═════ DATA SEGMENT ═════

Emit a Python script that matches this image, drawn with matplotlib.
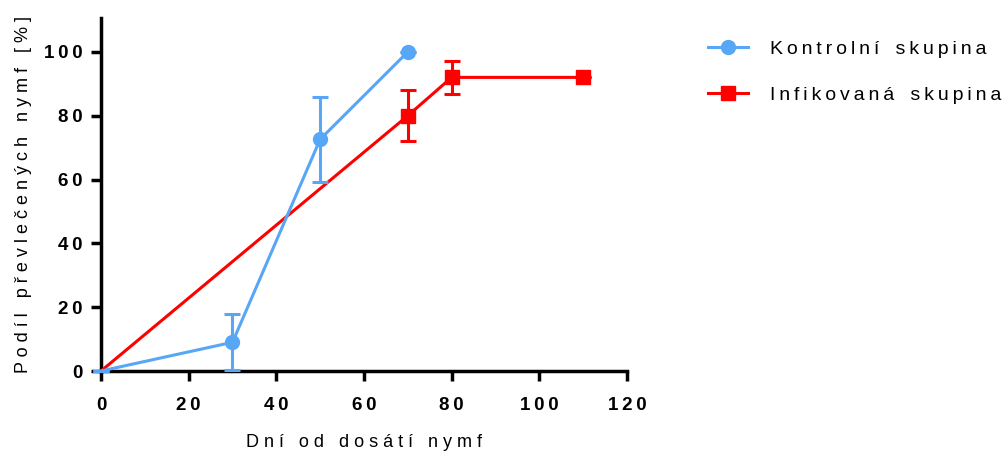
import matplotlib
matplotlib.use("Agg")
import matplotlib.pyplot as plt
from matplotlib.ticker import FuncFormatter

plt.rcParams['font.family'] = ['Liberation Sans', 'DejaVu Sans']

# data
days_ctrl = [0, 30, 50, 70]
ctrl = [0, 9, 72.6, 100]
ctrl_err = [0, 8.8, 13.3, 0]

days_inf = [0, 70, 80, 110]
inf = [0, 80, 92, 92]
inf_err = [0, 8, 5.2, 0]

xticks = [0, 20, 40, 60, 80, 100, 120]
yticks = [0, 20, 40, 60, 80, 100]

blue = '#58a6f6'
red = '#ff0000'


def spaced(s, gap='\u2009', sep='   '):
    # roztažené písmo jako v originále
    return sep.join(gap.join(w) for w in s.split(' '))


fig = plt.figure(figsize=(10.03, 4.55), dpi=100)
ax = fig.add_axes([0.1007, 0.1846, 0.5244, 0.7758])

ax.errorbar(days_inf, inf, yerr=inf_err, color=red, lw=2.2, marker='s', ms=10,
            markevery=[1, 2, 3], capsize=5.5, capthick=2.2, elinewidth=2.2,
            label=spaced('Infikovaná skupina'), clip_on=False, zorder=3)
ax.errorbar(days_ctrl, ctrl, yerr=ctrl_err, color=blue, lw=2.2, marker='o', ms=10,
            markevery=[1, 2, 3], capsize=5.5, capthick=2.2, elinewidth=2.2,
            label=spaced('Kontrolní skupina'), clip_on=False, zorder=4)

ax.set_xlim(0, 120)
ax.set_ylim(0, 110.6)
ax.set_xticks(xticks)
ax.set_yticks(yticks)
fmt = FuncFormatter(lambda v, p: '\u2009'.join(str(int(v))))
ax.xaxis.set_major_formatter(fmt)
ax.yaxis.set_major_formatter(fmt)

for s in ['top', 'right']:
    ax.spines[s].set_visible(False)
for s in ['left', 'bottom']:
    ax.spines[s].set_linewidth(2.5)
ax.tick_params(length=7, width=2.5, direction='out', labelsize=13.5)
ax.tick_params(axis='y', pad=6)
ax.tick_params(axis='x', pad=11.5)
for lab in ax.get_xticklabels() + ax.get_yticklabels():
    lab.set_fontweight('bold')

ax.set_xlabel(spaced('Dní od dosátí nymf', ' '), fontsize=13, labelpad=14.5)
ax.set_ylabel(spaced('Podíl převlečených nymf [%]', ' '), fontsize=13, labelpad=9)

h, l = ax.get_legend_handles_labels()
h = [hh[0] for hh in h]
fig.legend(h[::-1], l[::-1], loc='upper left', bbox_to_anchor=(0.688, 0.95),
           frameon=False, fontsize=14, handlelength=2.1, labelspacing=1.45,
           handletextpad=1.13, markerscale=1.0)

fig.savefig('out.png', dpi=100)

═════

» WHAT TO WORK ON
Please restate the material above line by line, exactly, beginning at its first line and ending with the line that contains "ax.set_ylabel(spaced('Podíl převlečených nymf", without any pictures.

» THE OUTPUT
Emit a Python script that matches this image, drawn with matplotlib.
import matplotlib
matplotlib.use("Agg")
import matplotlib.pyplot as plt
from matplotlib.ticker import FuncFormatter

plt.rcParams['font.family'] = ['Liberation Sans', 'DejaVu Sans']

# data
days_ctrl = [0, 30, 50, 70]
ctrl = [0, 9, 72.6, 100]
ctrl_err = [0, 8.8, 13.3, 0]

days_inf = [0, 70, 80, 110]
inf = [0, 80, 92, 92]
inf_err = [0, 8, 5.2, 0]

xticks = [0, 20, 40, 60, 80, 100, 120]
yticks = [0, 20, 40, 60, 80, 100]

blue = '#58a6f6'
red = '#ff0000'


def spaced(s, gap='\u2009', sep='   '):
    # roztažené písmo jako v originále
    return sep.join(gap.join(w) for w in s.split(' '))


fig = plt.figure(figsize=(10.03, 4.55), dpi=100)
ax = fig.add_axes([0.1007, 0.1846, 0.5244, 0.7758])

ax.errorbar(days_inf, inf, yerr=inf_err, color=red, lw=2.2, marker='s', ms=10,
            markevery=[1, 2, 3], capsize=5.5, capthick=2.2, elinewidth=2.2,
            label=spaced('Infikovaná skupina'), clip_on=False, zorder=3)
ax.errorbar(days_ctrl, ctrl, yerr=ctrl_err, color=blue, lw=2.2, marker='o', ms=10,
            markevery=[1, 2, 3], capsize=5.5, capthick=2.2, elinewidth=2.2,
            label=spaced('Kontrolní skupina'), clip_on=False, zorder=4)

ax.set_xlim(0, 120)
ax.set_ylim(0, 110.6)
ax.set_xticks(xticks)
ax.set_yticks(yticks)
fmt = FuncFormatter(lambda v, p: '\u2009'.join(str(int(v))))
ax.xaxis.set_major_formatter(fmt)
ax.yaxis.set_major_formatter(fmt)

for s in ['top', 'right']:
    ax.spines[s].set_visible(False)
for s in ['left', 'bottom']:
    ax.spines[s].set_linewidth(2.5)
ax.tick_params(length=7, width=2.5, direction='out', labelsize=13.5)
ax.tick_params(axis='y', pad=6)
ax.tick_params(axis='x', pad=11.5)
for lab in ax.get_xticklabels() + ax.get_yticklabels():
    lab.set_fontweight('bold')

ax.set_xlabel(spaced('Dní od dosátí nymf', ' '), fontsize=13, labelpad=14.5)
ax.set_ylabel(spaced('Podíl převlečených nymf [%]', ' '), fontsize=13, labelpad=9)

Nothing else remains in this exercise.